Question

In: Accounting

What are some court cases where individual tax payer relies on tax preparer, but gets understatement...

What are some court cases where individual tax payer relies on tax preparer, but gets understatement and negligence penalties form the irs? Is the tax payer subject to these penalties although they were not responsible for the mistakes on the 1040?

Solutions

Expert Solution

The above problem can be understood by the following case law:

Whitsett, T.C. Memo. 2017-100, the Tax Court addressed how a taxpayer can show such reliance. In that case, the IRS determined Carolyn Whitsett was liable for an accuracy-related penalty because she reported income in the wrong year, but the Tax Court rejected the IRS's claim because it found that she had reasonably relied on her tax preparer's advice in determining which year to include the income.

FACTS:

After Whitsetts and her husband separated in 1998, all the shares of Immucor stock were transferred to her, based on the terms of their divorce settlement.

Whittemore needed additional time to prepare Whitsett's 2011 return and prepared an extension request, which he provided to her. The extension request showed an estimated balance due of $154,776. The extension request was filed, and the IRS processed it as of April 11, 2012. Whitsett sent a check for the balance due to the IRS in May 2012. The IRS applied this payment to her account for 2011.Although Whitsett had completed a 2011 tax organizer for Whittemore and submitted it along with all the requested documents to him, Whittemore did not file her 2011 tax return by the extended due date, Oct. 15, 2012, and, in fact, never filed her 2011 return. The IRS has no record of ever receiving that return. He completed the 2011 tax return during February 2013, and Whitsett paid the 2011 balance due of $5,393 on March 4, 2013.Unaware that her 2011 return had not been filed, Whitsett retained Whittemore to prepare her 2012 return, which also was extended.
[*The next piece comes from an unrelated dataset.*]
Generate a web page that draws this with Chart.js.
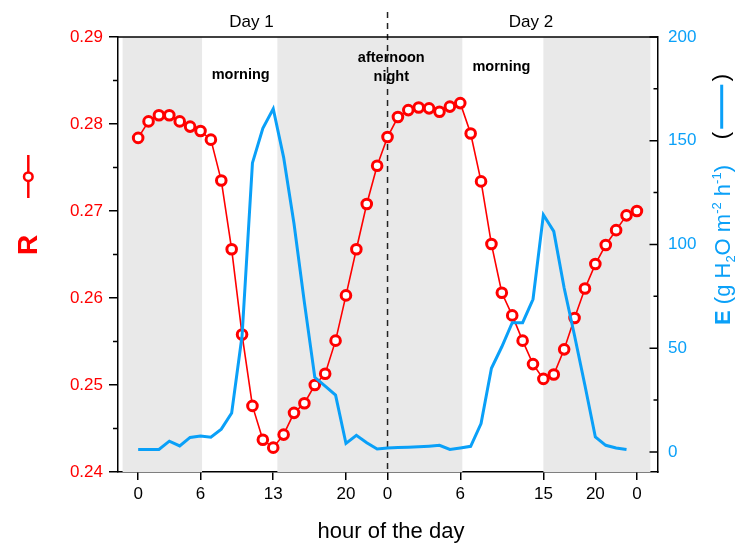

On Dec. 9, 2013, Whitsett received an IRS notice CP80 stating her 2011 account had a credit of $165,562 but that no 2011 return had been filed. She promptly sent the IRS a letter expressing her understanding that Whittemore had filed her 2011 return electronically.

At this point, realizing that something had gone seriously wrong, Whitsett sought new assistance and hired a tax lawyer to represent her. The lawyer prepared and filed a correct 2011 return that did not include the proceeds from the Immucor sale and requested a refund of $174,359, which was designated to be applied to Whitsett's 2012 liability.

In addition, Whitsett filed a petition in Tax Court challenging the IRS's deficiency determination.

The IRS is likely to assess a negligence penalty if:

  • tax return didn’t include income from an information statement, like Form 1099-MISC.
  • One didn’t make a reasonable attempt to confirm whether he/she was entitled to claim a deduction, credit, or exclusion return – one that a reasonable person would think was “too good to be true” under the circumstances.
  • One isu nder audit and don’t have records to support tax return items.

AVOIDING PENALTIES:

The Tax Court has created a three-prong test to determine whether a taxpayer relied in good faith on the advice of a tax professional. The three elements the taxpayer must show are:

(1) The adviser was a competent professional who had sufficient expertise to justify reliance

(2) the taxpayer provided necessary and accurate information to the adviser

(3) the taxpayer actually relied in good faith on the adviser's judgment

CONCLUSION:

As the above case law shows, a taxpayer can establish the reasonable-cause and good-faith requirement if he or she reasonably relied on the advice of a tax adviser to file the return. Thus, when a client is facing accuracy-related penalties, practitioners should consider whether the facts in the client's case support relief from the penalties on this basis.

ANOTHER CASE LAW:

As demonstrated by the Cosentino case, the Tax Court and the IRS disagree about the application of this general rule in certain circumstances where the IRS claims the tax or penalty is due to the transaction giving rise to the tax or penalty rather than by a mistake on the part of the adviser.